• Editor’s note: This is the sixth in a series of profiles on those running for Kauai County Council. Fourteen candidates are running for seven two-year seats.
The next time you see Billy De Costa, shake his hand. He considers a firm handshake akin to his word; it’s a promise, something honed through reputation and honored through hard work.
People like him are a rarity, usually found in some dusty corner of Americana, born, bred and raised on stewardship of the land. A Kauai cowboy, or as he self-proclaims, Davy Crockett, you won’t find the 53-year-old rancher, fourth-generation boar hunter, and County Council candidate wearing a coon-skin hat.
In fact, most days, you can find him in Kokee, educating fourth- and fifth-graders about environmentalism on two-night and three-day camping trips, complete with Spiderman pajamas.
“Something about pajamas, roasting marshmallows and outdoor fire, just brings people together,” he said.
“State environmental educator” is the most recent chapter in the Pakala-raised teacher’s career. After attending Taft Junior College and Humboldt State University to double major in business management and elementary education, he came back to Kauai to work as an accountant, longshoreman and then, 18 years ago, a teacher.
He and his wife, a registered nurse at Wilcox, with their three sons settled down in Omao, where they have 10 acres of ranchland. As someone with a bootstrap, grassroots background, De Costa has always gravitated toward opportunities for leadership roles and is seeking office a third time to bring cohesiveness to the council.
“I feel that I can assist the county to make good decisions that will help our youth to have a future on Kauai,” he said. “Our traditions and culture are evaporating and we’re becoming a playground for the very wealthy. I believe I have what it takes to bring people together and work cohesively to get things done.”
In order to balance traditional practice with modern industry, he argues that we have to live on that fine line. De Costa would like to see a shift in industries to highlight the everyday life and history of Kauai.
In particular, he is interested in agritourism, which brings visitors to an agricultural operation or activity on a farm or ranch, such as the one he is developing outside of Kalaheo.
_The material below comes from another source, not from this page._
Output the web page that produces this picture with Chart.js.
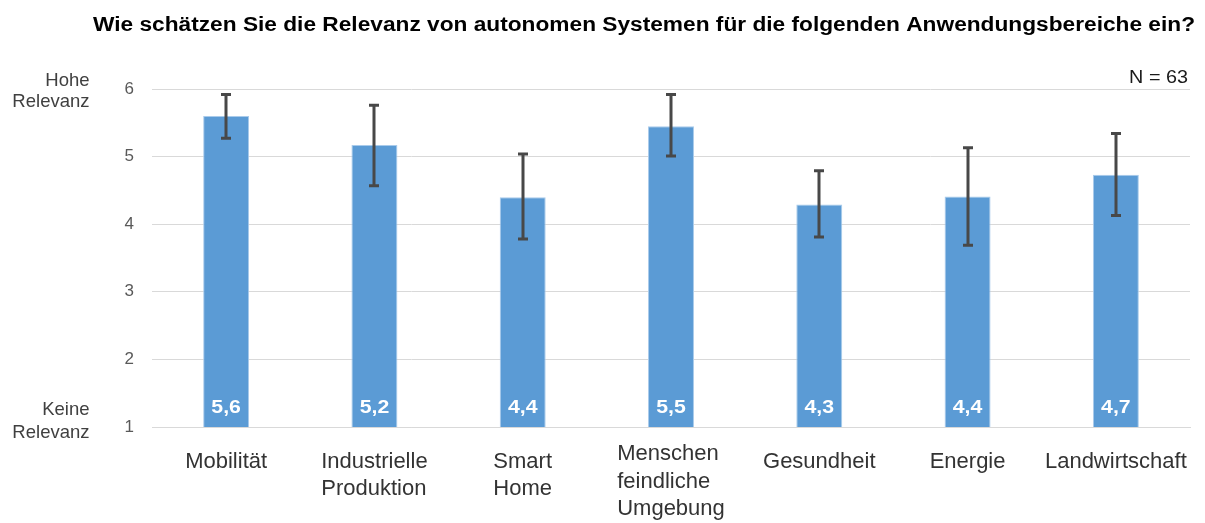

“I’m personally working on a project right now to create an agriculture school and park where local kids can come from the school system and learn how to farm,” he said. “The tourists can come and learn how to farm from our local kids and see us living. Respect for the island will grow.”
He has a similar hope for the perennial issue surrounding sugar mills on the Westside. As historical sites, many in the community would like to see the buildings preserved. De Costa envisions a mini-scale mill demonstrating how to make sugar and a coffee shop. Visitors can tour the mill and taste the sugar, buy Kauai-made products to take home with them, and generate revenue for the community.
This out-of-the-box thinking is just one example of how De Costa hopes to address Kauai’s key issues. He sees opportunities to tackle heavy traffic with alternative routes, more tourist buses, and even a passenger ferry from Lihue to Port Allen.
On the topic of truly affordable housing, municipalities have a chance to be more self-sustainable through efficiently increasing urban density or communally farming acres of land on the back of single-wall, plantation-style houses and being small-scale food producers.
“I don’t see $400,000-500,000 as being affordable. You become rent- or mortgage-poor and stress really rolls in,” he says. “We have a big market for local foods — a million people on Oahu. We just have to find a more feasible way to farm and get the food (there).”
De Costa is a practical environmentalist. He believes the Earth is to be loved, cared for, and utilized. He is both a proponent of alternative energy sources and bringing back evening football games.
“I think thinking out of the box and having practical people who can make practical decisions is where I’m at,” he said. “Building a relationship with the six other councilmembers will be the key. Maybe they have to come with me to Kokee Discovery Center for two nights and three days and roast some marshmallows, and bond, and get real with each other.”
Cat Frazier is a Kekaha resident who writes periodically for The Garden Island.